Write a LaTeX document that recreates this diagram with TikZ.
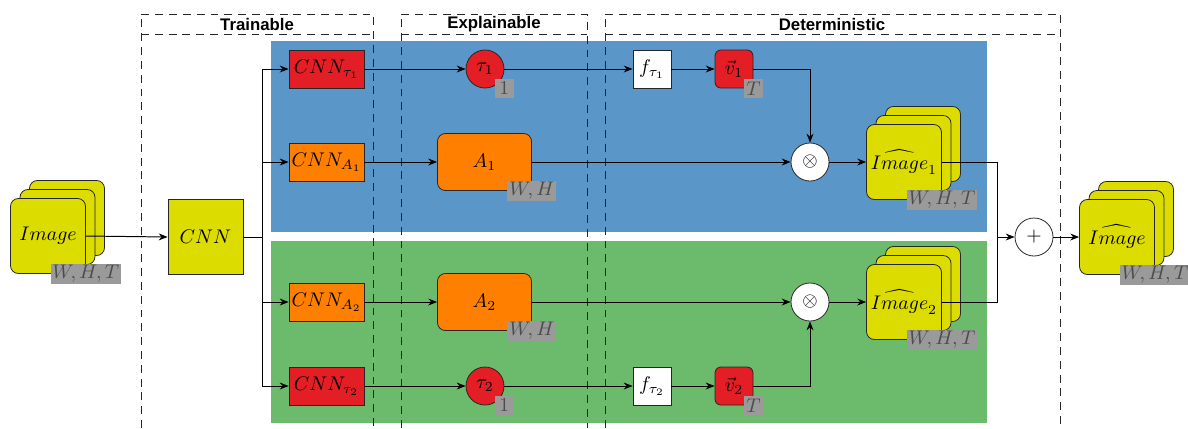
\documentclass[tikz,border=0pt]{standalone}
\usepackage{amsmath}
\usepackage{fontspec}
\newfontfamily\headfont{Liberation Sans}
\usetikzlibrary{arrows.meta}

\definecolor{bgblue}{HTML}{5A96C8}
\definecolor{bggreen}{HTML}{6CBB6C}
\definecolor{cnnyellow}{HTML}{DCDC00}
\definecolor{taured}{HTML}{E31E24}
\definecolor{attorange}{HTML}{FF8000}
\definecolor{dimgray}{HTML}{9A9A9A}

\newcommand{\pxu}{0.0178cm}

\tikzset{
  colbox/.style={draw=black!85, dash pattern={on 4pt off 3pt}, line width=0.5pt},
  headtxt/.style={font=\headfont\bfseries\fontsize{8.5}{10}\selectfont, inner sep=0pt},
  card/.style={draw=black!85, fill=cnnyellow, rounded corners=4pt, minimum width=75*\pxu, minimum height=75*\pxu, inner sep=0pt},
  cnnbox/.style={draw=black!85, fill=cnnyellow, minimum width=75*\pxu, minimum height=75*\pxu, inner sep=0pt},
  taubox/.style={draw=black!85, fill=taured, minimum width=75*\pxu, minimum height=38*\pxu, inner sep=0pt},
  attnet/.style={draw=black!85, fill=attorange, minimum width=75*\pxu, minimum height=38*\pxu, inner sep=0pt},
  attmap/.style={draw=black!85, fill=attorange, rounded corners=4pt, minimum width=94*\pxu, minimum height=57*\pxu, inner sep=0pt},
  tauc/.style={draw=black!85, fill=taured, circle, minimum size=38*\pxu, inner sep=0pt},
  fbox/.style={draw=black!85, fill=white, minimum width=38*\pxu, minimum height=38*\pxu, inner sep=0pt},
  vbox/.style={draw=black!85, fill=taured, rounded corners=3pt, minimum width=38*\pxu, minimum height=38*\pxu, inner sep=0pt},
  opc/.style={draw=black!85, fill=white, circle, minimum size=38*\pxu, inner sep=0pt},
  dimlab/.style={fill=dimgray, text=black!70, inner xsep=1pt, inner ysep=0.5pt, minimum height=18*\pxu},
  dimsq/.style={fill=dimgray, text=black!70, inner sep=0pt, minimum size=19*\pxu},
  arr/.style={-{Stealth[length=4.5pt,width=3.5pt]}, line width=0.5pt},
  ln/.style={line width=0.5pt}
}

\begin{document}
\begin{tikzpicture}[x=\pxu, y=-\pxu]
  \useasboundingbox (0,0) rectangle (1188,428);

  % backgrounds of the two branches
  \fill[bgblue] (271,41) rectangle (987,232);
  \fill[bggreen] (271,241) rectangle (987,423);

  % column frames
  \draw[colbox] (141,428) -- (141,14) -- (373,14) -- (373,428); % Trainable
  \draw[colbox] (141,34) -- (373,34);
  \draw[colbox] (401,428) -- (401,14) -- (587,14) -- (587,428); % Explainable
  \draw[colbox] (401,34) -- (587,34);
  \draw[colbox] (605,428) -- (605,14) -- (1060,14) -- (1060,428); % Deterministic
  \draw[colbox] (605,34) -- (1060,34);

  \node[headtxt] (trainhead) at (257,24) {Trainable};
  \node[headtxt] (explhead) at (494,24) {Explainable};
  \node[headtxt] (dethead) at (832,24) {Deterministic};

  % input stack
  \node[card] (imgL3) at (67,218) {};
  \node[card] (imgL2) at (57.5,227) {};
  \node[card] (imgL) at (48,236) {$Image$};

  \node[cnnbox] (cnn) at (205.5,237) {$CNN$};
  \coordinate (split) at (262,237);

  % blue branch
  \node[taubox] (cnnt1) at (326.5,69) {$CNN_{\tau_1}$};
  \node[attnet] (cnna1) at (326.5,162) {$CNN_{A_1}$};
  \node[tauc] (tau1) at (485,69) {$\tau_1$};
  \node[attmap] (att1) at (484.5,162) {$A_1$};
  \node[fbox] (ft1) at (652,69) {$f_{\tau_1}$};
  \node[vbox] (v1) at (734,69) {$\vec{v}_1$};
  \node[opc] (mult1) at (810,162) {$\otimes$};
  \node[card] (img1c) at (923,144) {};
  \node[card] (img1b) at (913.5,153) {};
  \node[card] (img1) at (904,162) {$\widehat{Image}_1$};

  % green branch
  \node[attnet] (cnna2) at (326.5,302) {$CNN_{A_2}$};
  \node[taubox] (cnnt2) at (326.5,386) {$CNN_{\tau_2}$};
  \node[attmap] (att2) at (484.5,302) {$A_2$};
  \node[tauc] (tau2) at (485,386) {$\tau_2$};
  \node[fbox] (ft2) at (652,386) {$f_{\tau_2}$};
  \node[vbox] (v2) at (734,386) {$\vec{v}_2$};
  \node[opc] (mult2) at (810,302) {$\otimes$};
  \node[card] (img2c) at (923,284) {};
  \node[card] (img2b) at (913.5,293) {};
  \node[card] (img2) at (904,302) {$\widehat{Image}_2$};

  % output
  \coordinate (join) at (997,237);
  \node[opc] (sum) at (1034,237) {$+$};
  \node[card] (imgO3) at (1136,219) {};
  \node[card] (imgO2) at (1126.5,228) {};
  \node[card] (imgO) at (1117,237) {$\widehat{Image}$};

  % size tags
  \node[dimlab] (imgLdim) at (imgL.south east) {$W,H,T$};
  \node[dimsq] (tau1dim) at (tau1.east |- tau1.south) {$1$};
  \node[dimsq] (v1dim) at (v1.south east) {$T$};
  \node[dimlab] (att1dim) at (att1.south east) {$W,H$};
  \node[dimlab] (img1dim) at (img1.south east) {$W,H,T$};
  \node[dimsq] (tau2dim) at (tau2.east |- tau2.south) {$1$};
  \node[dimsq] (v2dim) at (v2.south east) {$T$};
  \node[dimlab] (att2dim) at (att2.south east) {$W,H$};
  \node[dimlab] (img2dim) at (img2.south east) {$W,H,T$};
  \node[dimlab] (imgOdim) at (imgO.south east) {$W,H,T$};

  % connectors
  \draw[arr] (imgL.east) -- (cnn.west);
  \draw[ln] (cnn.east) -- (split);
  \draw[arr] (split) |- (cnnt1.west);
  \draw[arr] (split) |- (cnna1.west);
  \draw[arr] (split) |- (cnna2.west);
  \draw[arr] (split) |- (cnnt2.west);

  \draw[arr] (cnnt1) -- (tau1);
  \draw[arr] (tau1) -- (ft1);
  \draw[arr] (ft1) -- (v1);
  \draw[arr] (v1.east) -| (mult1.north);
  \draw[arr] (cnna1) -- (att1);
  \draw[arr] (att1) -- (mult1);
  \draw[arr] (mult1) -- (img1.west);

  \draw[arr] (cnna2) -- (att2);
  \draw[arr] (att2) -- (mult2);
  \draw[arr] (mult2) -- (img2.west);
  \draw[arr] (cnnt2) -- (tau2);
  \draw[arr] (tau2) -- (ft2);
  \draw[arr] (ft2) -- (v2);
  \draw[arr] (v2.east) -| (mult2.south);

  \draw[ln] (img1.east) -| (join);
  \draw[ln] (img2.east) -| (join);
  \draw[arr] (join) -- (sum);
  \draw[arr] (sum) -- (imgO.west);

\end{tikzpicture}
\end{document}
━━━━━━
__Work to be completed__
Repeat the material above word for word, please, apart from its images.

__Response to this task__
Write a LaTeX document that recreates this diagram with TikZ.
\documentclass[tikz,border=0pt]{standalone}
\usepackage{amsmath}
\usepackage{fontspec}
\newfontfamily\headfont{Liberation Sans}
\usetikzlibrary{arrows.meta}

\definecolor{bgblue}{HTML}{5A96C8}
\definecolor{bggreen}{HTML}{6CBB6C}
\definecolor{cnnyellow}{HTML}{DCDC00}
\definecolor{taured}{HTML}{E31E24}
\definecolor{attorange}{HTML}{FF8000}
\definecolor{dimgray}{HTML}{9A9A9A}

\newcommand{\pxu}{0.0178cm}

\tikzset{
  colbox/.style={draw=black!85, dash pattern={on 4pt off 3pt}, line width=0.5pt},
  headtxt/.style={font=\headfont\bfseries\fontsize{8.5}{10}\selectfont, inner sep=0pt},
  card/.style={draw=black!85, fill=cnnyellow, rounded corners=4pt, minimum width=75*\pxu, minimum height=75*\pxu, inner sep=0pt},
  cnnbox/.style={draw=black!85, fill=cnnyellow, minimum width=75*\pxu, minimum height=75*\pxu, inner sep=0pt},
  taubox/.style={draw=black!85, fill=taured, minimum width=75*\pxu, minimum height=38*\pxu, inner sep=0pt},
  attnet/.style={draw=black!85, fill=attorange, minimum width=75*\pxu, minimum height=38*\pxu, inner sep=0pt},
  attmap/.style={draw=black!85, fill=attorange, rounded corners=4pt, minimum width=94*\pxu, minimum height=57*\pxu, inner sep=0pt},
  tauc/.style={draw=black!85, fill=taured, circle, minimum size=38*\pxu, inner sep=0pt},
  fbox/.style={draw=black!85, fill=white, minimum width=38*\pxu, minimum height=38*\pxu, inner sep=0pt},
  vbox/.style={draw=black!85, fill=taured, rounded corners=3pt, minimum width=38*\pxu, minimum height=38*\pxu, inner sep=0pt},
  opc/.style={draw=black!85, fill=white, circle, minimum size=38*\pxu, inner sep=0pt},
  dimlab/.style={fill=dimgray, text=black!70, inner xsep=1pt, inner ysep=0.5pt, minimum height=18*\pxu},
  dimsq/.style={fill=dimgray, text=black!70, inner sep=0pt, minimum size=19*\pxu},
  arr/.style={-{Stealth[length=4.5pt,width=3.5pt]}, line width=0.5pt},
  ln/.style={line width=0.5pt}
}

\begin{document}
\begin{tikzpicture}[x=\pxu, y=-\pxu]
  \useasboundingbox (0,0) rectangle (1188,428);

  % backgrounds of the two branches
  \fill[bgblue] (271,41) rectangle (987,232);
  \fill[bggreen] (271,241) rectangle (987,423);

  % column frames
  \draw[colbox] (141,428) -- (141,14) -- (373,14) -- (373,428); % Trainable
  \draw[colbox] (141,34) -- (373,34);
  \draw[colbox] (401,428) -- (401,14) -- (587,14) -- (587,428); % Explainable
  \draw[colbox] (401,34) -- (587,34);
  \draw[colbox] (605,428) -- (605,14) -- (1060,14) -- (1060,428); % Deterministic
  \draw[colbox] (605,34) -- (1060,34);

  \node[headtxt] (trainhead) at (257,24) {Trainable};
  \node[headtxt] (explhead) at (494,24) {Explainable};
  \node[headtxt] (dethead) at (832,24) {Deterministic};

  % input stack
  \node[card] (imgL3) at (67,218) {};
  \node[card] (imgL2) at (57.5,227) {};
  \node[card] (imgL) at (48,236) {$Image$};

  \node[cnnbox] (cnn) at (205.5,237) {$CNN$};
  \coordinate (split) at (262,237);

  % blue branch
  \node[taubox] (cnnt1) at (326.5,69) {$CNN_{\tau_1}$};
  \node[attnet] (cnna1) at (326.5,162) {$CNN_{A_1}$};
  \node[tauc] (tau1) at (485,69) {$\tau_1$};
  \node[attmap] (att1) at (484.5,162) {$A_1$};
  \node[fbox] (ft1) at (652,69) {$f_{\tau_1}$};
  \node[vbox] (v1) at (734,69) {$\vec{v}_1$};
  \node[opc] (mult1) at (810,162) {$\otimes$};
  \node[card] (img1c) at (923,144) {};
  \node[card] (img1b) at (913.5,153) {};
  \node[card] (img1) at (904,162) {$\widehat{Image}_1$};

  % green branch
  \node[attnet] (cnna2) at (326.5,302) {$CNN_{A_2}$};
  \node[taubox] (cnnt2) at (326.5,386) {$CNN_{\tau_2}$};
  \node[attmap] (att2) at (484.5,302) {$A_2$};
  \node[tauc] (tau2) at (485,386) {$\tau_2$};
  \node[fbox] (ft2) at (652,386) {$f_{\tau_2}$};
  \node[vbox] (v2) at (734,386) {$\vec{v}_2$};
  \node[opc] (mult2) at (810,302) {$\otimes$};
  \node[card] (img2c) at (923,284) {};
  \node[card] (img2b) at (913.5,293) {};
  \node[card] (img2) at (904,302) {$\widehat{Image}_2$};

  % output
  \coordinate (join) at (997,237);
  \node[opc] (sum) at (1034,237) {$+$};
  \node[card] (imgO3) at (1136,219) {};
  \node[card] (imgO2) at (1126.5,228) {};
  \node[card] (imgO) at (1117,237) {$\widehat{Image}$};

  % size tags
  \node[dimlab] (imgLdim) at (imgL.south east) {$W,H,T$};
  \node[dimsq] (tau1dim) at (tau1.east |- tau1.south) {$1$};
  \node[dimsq] (v1dim) at (v1.south east) {$T$};
  \node[dimlab] (att1dim) at (att1.south east) {$W,H$};
  \node[dimlab] (img1dim) at (img1.south east) {$W,H,T$};
  \node[dimsq] (tau2dim) at (tau2.east |- tau2.south) {$1$};
  \node[dimsq] (v2dim) at (v2.south east) {$T$};
  \node[dimlab] (att2dim) at (att2.south east) {$W,H$};
  \node[dimlab] (img2dim) at (img2.south east) {$W,H,T$};
  \node[dimlab] (imgOdim) at (imgO.south east) {$W,H,T$};

  % connectors
  \draw[arr] (imgL.east) -- (cnn.west);
  \draw[ln] (cnn.east) -- (split);
  \draw[arr] (split) |- (cnnt1.west);
  \draw[arr] (split) |- (cnna1.west);
  \draw[arr] (split) |- (cnna2.west);
  \draw[arr] (split) |- (cnnt2.west);

  \draw[arr] (cnnt1) -- (tau1);
  \draw[arr] (tau1) -- (ft1);
  \draw[arr] (ft1) -- (v1);
  \draw[arr] (v1.east) -| (mult1.north);
  \draw[arr] (cnna1) -- (att1);
  \draw[arr] (att1) -- (mult1);
  \draw[arr] (mult1) -- (img1.west);

  \draw[arr] (cnna2) -- (att2);
  \draw[arr] (att2) -- (mult2);
  \draw[arr] (mult2) -- (img2.west);
  \draw[arr] (cnnt2) -- (tau2);
  \draw[arr] (tau2) -- (ft2);
  \draw[arr] (ft2) -- (v2);
  \draw[arr] (v2.east) -| (mult2.south);

  \draw[ln] (img1.east) -| (join);
  \draw[ln] (img2.east) -| (join);
  \draw[arr] (join) -- (sum);
  \draw[arr] (sum) -- (imgO.west);

\end{tikzpicture}
\end{document}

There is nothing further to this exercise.